◆ TASK GOAL ◆
Output the first line of the listing and each line after it, up to and including the line that contains "step = '30min'", exactly as written, minus the pictures.

◆ GIVEN INFORMATION ◆
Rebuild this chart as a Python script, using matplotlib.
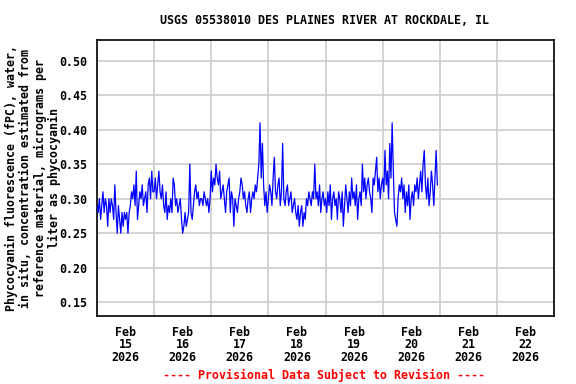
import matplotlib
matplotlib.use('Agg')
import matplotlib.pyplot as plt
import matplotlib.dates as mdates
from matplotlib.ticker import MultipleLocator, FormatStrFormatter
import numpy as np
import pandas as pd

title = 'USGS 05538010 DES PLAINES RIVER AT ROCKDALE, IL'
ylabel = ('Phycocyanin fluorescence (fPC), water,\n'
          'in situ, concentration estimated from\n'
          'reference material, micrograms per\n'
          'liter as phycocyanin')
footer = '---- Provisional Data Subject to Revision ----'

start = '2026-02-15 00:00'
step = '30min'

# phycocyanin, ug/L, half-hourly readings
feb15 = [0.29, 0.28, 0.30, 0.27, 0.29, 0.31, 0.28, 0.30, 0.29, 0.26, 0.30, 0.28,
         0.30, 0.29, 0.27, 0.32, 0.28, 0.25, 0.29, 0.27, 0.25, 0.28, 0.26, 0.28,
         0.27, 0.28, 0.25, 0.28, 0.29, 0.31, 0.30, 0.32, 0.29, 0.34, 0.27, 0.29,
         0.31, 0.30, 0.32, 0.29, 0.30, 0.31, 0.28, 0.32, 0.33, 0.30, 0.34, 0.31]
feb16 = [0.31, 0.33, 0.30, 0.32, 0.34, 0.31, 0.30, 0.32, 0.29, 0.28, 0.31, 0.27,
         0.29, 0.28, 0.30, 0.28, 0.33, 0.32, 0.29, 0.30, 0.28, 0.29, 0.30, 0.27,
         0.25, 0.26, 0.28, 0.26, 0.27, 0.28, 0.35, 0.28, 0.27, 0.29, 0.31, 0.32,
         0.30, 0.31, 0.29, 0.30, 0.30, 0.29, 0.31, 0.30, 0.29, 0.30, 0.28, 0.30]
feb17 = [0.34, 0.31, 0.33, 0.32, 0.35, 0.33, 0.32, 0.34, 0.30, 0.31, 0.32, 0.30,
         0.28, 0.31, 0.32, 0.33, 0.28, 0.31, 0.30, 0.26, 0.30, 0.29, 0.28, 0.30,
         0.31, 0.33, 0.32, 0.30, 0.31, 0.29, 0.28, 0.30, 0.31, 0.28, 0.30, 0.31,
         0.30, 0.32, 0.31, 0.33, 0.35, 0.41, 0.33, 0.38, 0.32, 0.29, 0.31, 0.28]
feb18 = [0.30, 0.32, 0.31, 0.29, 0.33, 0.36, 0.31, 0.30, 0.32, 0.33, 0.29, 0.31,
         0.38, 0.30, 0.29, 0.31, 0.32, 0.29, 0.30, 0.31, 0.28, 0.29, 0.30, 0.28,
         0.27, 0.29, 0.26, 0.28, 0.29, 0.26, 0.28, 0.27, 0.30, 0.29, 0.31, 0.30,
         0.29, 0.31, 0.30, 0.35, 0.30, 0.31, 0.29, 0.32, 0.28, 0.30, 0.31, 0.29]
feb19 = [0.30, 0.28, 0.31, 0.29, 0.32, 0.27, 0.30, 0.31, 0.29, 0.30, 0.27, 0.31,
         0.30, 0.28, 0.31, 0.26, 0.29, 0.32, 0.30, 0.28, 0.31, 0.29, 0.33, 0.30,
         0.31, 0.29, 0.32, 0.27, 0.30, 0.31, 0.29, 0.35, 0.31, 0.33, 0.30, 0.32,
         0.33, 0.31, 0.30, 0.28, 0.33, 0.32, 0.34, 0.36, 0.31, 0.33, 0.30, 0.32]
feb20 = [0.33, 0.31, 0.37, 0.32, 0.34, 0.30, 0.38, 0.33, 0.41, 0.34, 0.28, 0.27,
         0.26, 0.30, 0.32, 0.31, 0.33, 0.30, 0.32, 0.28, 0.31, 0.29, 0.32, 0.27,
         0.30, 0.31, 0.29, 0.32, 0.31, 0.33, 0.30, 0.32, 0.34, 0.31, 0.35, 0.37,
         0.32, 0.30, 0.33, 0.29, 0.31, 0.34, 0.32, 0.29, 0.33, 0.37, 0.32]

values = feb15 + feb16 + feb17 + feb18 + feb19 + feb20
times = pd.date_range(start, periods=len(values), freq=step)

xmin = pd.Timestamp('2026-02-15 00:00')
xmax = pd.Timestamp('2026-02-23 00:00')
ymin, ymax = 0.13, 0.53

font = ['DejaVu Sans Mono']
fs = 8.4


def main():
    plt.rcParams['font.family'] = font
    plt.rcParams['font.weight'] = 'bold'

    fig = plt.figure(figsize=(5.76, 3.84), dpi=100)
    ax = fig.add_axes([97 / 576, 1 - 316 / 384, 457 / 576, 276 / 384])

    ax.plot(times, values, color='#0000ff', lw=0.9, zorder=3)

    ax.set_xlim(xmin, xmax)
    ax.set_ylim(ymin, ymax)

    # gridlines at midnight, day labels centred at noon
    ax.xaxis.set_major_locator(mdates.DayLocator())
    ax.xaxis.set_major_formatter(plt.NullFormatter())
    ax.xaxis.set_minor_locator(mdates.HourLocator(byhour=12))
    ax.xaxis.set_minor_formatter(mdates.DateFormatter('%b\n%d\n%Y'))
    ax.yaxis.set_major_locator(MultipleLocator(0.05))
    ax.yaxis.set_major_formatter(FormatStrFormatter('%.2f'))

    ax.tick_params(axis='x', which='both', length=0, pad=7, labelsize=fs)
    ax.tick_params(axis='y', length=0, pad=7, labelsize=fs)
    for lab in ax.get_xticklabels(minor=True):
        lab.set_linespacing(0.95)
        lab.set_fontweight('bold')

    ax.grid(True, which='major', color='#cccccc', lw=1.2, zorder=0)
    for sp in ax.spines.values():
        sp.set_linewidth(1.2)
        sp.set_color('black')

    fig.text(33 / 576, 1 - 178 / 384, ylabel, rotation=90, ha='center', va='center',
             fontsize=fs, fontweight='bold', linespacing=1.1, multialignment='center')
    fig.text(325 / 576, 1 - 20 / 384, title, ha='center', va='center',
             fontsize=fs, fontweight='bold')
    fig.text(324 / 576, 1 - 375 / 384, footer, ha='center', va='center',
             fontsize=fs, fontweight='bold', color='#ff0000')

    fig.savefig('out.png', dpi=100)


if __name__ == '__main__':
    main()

◆ WRITTEN SOLUTION ◆
Rebuild this chart as a Python script, using matplotlib.
import matplotlib
matplotlib.use('Agg')
import matplotlib.pyplot as plt
import matplotlib.dates as mdates
from matplotlib.ticker import MultipleLocator, FormatStrFormatter
import numpy as np
import pandas as pd

title = 'USGS 05538010 DES PLAINES RIVER AT ROCKDALE, IL'
ylabel = ('Phycocyanin fluorescence (fPC), water,\n'
          'in situ, concentration estimated from\n'
          'reference material, micrograms per\n'
          'liter as phycocyanin')
footer = '---- Provisional Data Subject to Revision ----'

start = '2026-02-15 00:00'
step = '30min'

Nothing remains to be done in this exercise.